Written exercise >> Repeat the lines that follow, leaving nothing out.

Collected material >>
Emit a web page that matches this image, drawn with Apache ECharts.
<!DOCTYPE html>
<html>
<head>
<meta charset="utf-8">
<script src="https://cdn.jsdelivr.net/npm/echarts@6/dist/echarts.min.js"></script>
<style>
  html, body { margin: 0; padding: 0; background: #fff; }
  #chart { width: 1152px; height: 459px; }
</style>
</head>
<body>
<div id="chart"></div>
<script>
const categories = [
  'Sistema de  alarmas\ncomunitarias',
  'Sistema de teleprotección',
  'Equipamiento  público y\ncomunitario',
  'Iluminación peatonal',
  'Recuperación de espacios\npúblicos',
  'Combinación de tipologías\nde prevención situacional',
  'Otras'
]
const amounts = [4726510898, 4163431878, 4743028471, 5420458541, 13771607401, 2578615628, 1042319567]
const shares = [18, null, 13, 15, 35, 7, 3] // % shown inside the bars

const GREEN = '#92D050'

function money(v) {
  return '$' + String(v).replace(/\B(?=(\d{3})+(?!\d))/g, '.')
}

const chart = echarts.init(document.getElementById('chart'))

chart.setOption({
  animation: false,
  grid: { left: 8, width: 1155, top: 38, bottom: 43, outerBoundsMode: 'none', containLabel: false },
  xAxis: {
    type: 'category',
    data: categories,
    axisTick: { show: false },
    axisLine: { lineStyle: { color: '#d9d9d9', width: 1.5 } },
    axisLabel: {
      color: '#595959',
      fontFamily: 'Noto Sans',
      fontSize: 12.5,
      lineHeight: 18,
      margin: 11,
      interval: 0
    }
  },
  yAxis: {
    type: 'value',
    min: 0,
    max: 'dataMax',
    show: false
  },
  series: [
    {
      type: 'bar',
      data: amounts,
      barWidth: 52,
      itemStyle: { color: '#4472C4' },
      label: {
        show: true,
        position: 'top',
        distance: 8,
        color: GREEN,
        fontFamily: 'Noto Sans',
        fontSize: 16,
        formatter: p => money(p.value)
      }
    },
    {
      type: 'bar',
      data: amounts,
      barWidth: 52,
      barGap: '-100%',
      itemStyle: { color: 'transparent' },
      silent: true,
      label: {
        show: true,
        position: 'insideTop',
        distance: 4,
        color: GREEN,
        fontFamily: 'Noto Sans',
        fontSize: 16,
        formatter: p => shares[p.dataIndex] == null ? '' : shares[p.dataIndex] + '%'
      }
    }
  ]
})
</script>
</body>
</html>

Answer to this problem >>
Emit a web page that matches this image, drawn with Apache ECharts.
<!DOCTYPE html>
<html>
<head>
<meta charset="utf-8">
<script src="https://cdn.jsdelivr.net/npm/echarts@6/dist/echarts.min.js"></script>
<style>
  html, body { margin: 0; padding: 0; background: #fff; }
  #chart { width: 1152px; height: 459px; }
</style>
</head>
<body>
<div id="chart"></div>
<script>
const categories = [
  'Sistema de  alarmas\ncomunitarias',
  'Sistema de teleprotección',
  'Equipamiento  público y\ncomunitario',
  'Iluminación peatonal',
  'Recuperación de espacios\npúblicos',
  'Combinación de tipologías\nde prevención situacional',
  'Otras'
]
const amounts = [4726510898, 4163431878, 4743028471, 5420458541, 13771607401, 2578615628, 1042319567]
const shares = [18, null, 13, 15, 35, 7, 3] // % shown inside the bars

const GREEN = '#92D050'

function money(v) {
  return '$' + String(v).replace(/\B(?=(\d{3})+(?!\d))/g, '.')
}

const chart = echarts.init(document.getElementById('chart'))

chart.setOption({
  animation: false,
  grid: { left: 8, width: 1155, top: 38, bottom: 43, outerBoundsMode: 'none', containLabel: false },
  xAxis: {
    type: 'category',
    data: categories,
    axisTick: { show: false },
    axisLine: { lineStyle: { color: '#d9d9d9', width: 1.5 } },
    axisLabel: {
      color: '#595959',
      fontFamily: 'Noto Sans',
      fontSize: 12.5,
      lineHeight: 18,
      margin: 11,
      interval: 0
    }
  },
  yAxis: {
    type: 'value',
    min: 0,
    max: 'dataMax',
    show: false
  },
  series: [
    {
      type: 'bar',
      data: amounts,
      barWidth: 52,
      itemStyle: { color: '#4472C4' },
      label: {
        show: true,
        position: 'top',
        distance: 8,
        color: GREEN,
        fontFamily: 'Noto Sans',
        fontSize: 16,
        formatter: p => money(p.value)
      }
    },
    {
      type: 'bar',
      data: amounts,
      barWidth: 52,
      barGap: '-100%',
      itemStyle: { color: 'transparent' },
      silent: true,
      label: {
        show: true,
        position: 'insideTop',
        distance: 4,
        color: GREEN,
        fontFamily: 'Noto Sans',
        fontSize: 16,
        formatter: p => shares[p.dataIndex] == null ? '' : shares[p.dataIndex] + '%'
      }
    }
  ]
})
</script>
</body>
</html>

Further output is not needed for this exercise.